For years, Runstadler and his team have demonstrated that the flu living and mutating in populations of migratory birds could be carried to other parts of the world by way of Alaska, something many didn’t think was possible. After 162 harbor seals on the New England coast died from the flu in 2011, Runstadler’s team decided to challenge another tenet of conventional wisdom.
Seals had periodically been struck by influenza, and it had always just been assumed that they got the flu from wild birds, said Wendy Puryear, senior research associate in Runstadler’s lab. “We came into the picture saying, ‘Well, nobody’s really looked, so how do we know that it’s not something that’s circulating all the time?’”
To answer that question, Puryear every winter takes a team by boat to Muskeget and Monomoy islands off Cape Cod, the second and third largest seal-pupping colonies in the world. The temperatures are frigid. “We wear these big, crazy survival suits,” Puryear said. “You feel like the Sta-Puf man.” Working in pairs, Puryear and her colleagues carefully sneak up on a pup, scoop it up in a special bag, and carry it out of sight of the rest of the animals. The team takes photographs, measurements, and various kinds of samples to help support as many other marine mammal research projects as possible. Then they release the pup back where they found it. After that, they return to the lab to look for evidence of the flu.

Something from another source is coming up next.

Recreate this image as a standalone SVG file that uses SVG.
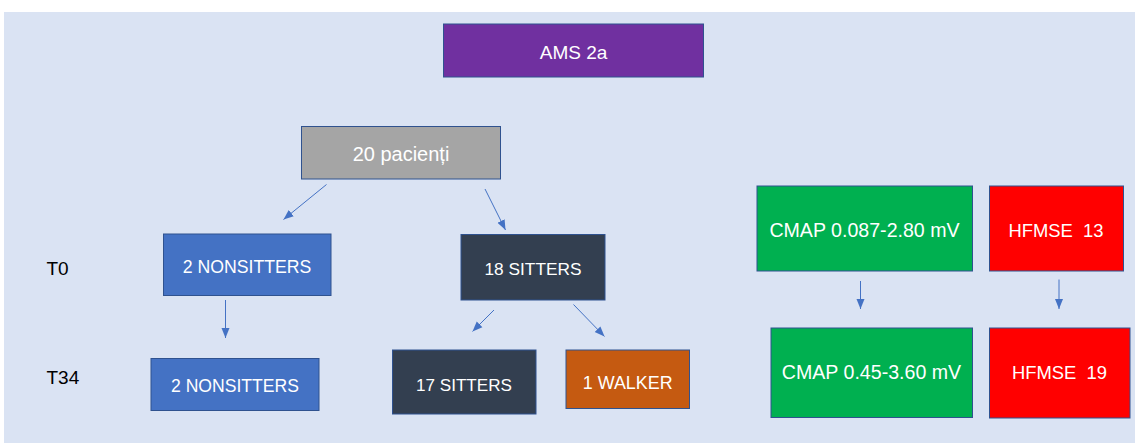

So far, Runstadler’s team has found influenza in 5 to 15 percent of the gray seals it has sampled, which is comparable to the 5 to 20 percent it finds in wild birds. The findings are intriguing, said Puryear, because if the seals are contracting influenza from the birds, that may mimic how it has often evolved to pass between species and into humans. In the 2009 pandemic, it was close contact among wild birds, chickens, and pigs that led to an avian form of the virus spilling over into swine. That mammalian host provided just the right launching pad for swine flu to jump into humans. “Now,” Puryear said, “we’ve got the influenza virus potentially bouncing back and forth between sea birds and another mammal: seals.” The Cummings team is looking for new ways to grow enough of the virus sampled from seals to genetically sequence it and compare it with types found in other mammals.
What seems to be true from other studies Runstadler’s team has done is that reassortment events appear critical to flu viruses’ ability to move from one species to another. And knowing the hazards of reassortment events can also point to human behavior that is changing the environment in a way that might inadvertently help a future pandemic. For example, during the November to March scallop season on Cape Cod and the islands, fishermen shuck and discard the shellfish waste onto designated piles onshore, not far from seals’ pupping grounds. “It’s like something out of a Hitchcock movie,” Puryear said. “Hundreds of birds can flock down to the scallop pile for a feeding frenzy.” The Tufts researchers have found far more influenza around these waste piles than they’d normally expect. “We’re artificially congregating these animals, which may allow these transmission spikes to happen, and doing this is in close proximity to where seal pups are being born,” Puryear said. Understanding the relationship of human activity to influenza circulation and transmission in animals may prove critical to tracking and preventing future outbreaks.
The Cummings School researchers aren’t about to rest until they’ve figured it out. “The gray seal flu viruses appear to be circulating in a host that’s not only undergoing tremendous population growth, but also increasingly mixing with other seal populations,” Runstadler said. Meanwhile, humans are coming into closer contact with seals, both through the fishing industry and on beaches. And it’s possible that only one interaction between a seal host and a human can transfer a virus that could have dangerous repercussions, Runstadler said. “These are all reasons we need to keep working on this puzzle.”